For Guay and the Northridge basketball program, such a moment came during the spring of her senior year in high school. A standout athletically and academically at San Diego's Academy of Our Lady Peace, where she played basketball for her father, Guay nonetheless received little interest from college programs in the area or elsewhere. To be precise, she neared graduation without a single scholarship offer from a Division I school. She was 5-foot-7 with an unwieldy jump shot in which her guide hand came off the ball too early and left her shooting essentially one-handed. It didn't stop her from scoring points in high school, but a lot of players can hide a faulty outside shot in high school.

Chasing minutes as a recruited walk-on at a few schools was one option, junior college was another.

Then in his first year as the coach of a program that won a total of 13 games in the three seasons that immediately preceded his arrival, Flowers had seen the emails from Guay's dad trying to make a case for his daughter. But for all his program might have needed at the time, it didn't need another point guard. Until, as these things go, it did. When a player from Hawaii transferred home, Flowers had a hole to fill. A few days later he ended up at the same tournament as the guard whose dad kept pestering him.

Guay didn't really want to go to what was essentially a recruiting showcase that weekend, weary of the process and perhaps resigned to her fate by that time.

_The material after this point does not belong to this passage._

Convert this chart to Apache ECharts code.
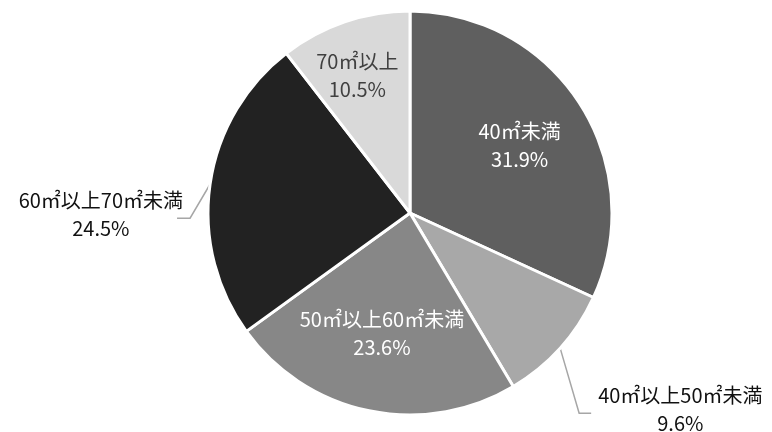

It was her dad who convinced her to go one more time, rather than stay home and, as she put it, "figure out what to do with the rest of my life."

What if the older player hadn't transferred? What if Guay had played the role of stubborn teenager? What if the hard fall she took early in the only game Flowers saw had kept her out?

Instead, as Flowers remembered it, she got two chances at game-winning shots in the closing seconds. She missed both. But the confidence she showed in taking them, especially the second one, stuck in his mind. He asked around about her, convinced her to come visit a school she didn't know existed.

"I think the deal that separates players is how important getting better is to them," Flowers said. "Or how important basketball is to them. Or how important winning is to them. There are a lot of people, a lot of student-athletes, who have done this for so long, and they're supposed to do this. You know, mom and dad told them they had to do this. But [the difference is] when you find kids who really enjoy doing this, who really enjoy challenges. And Ashlee, I think, embodies that. That's really the only button you have to push is to challenge her."

He thought he had a backup point guard. Then Guay started all 31 games as a freshman and led the team in assists and steals. She duplicated both feats as a sophomore but also led the team in scoring. And that shooting motion? It's still a little different, but she shot 41 percent from the 3-point line this season.

"I don't think I want to try and prove anything to anyone," Guay said. "But maybe just for myself to know that I can do this and I'm here."

It's what makes the best March stories.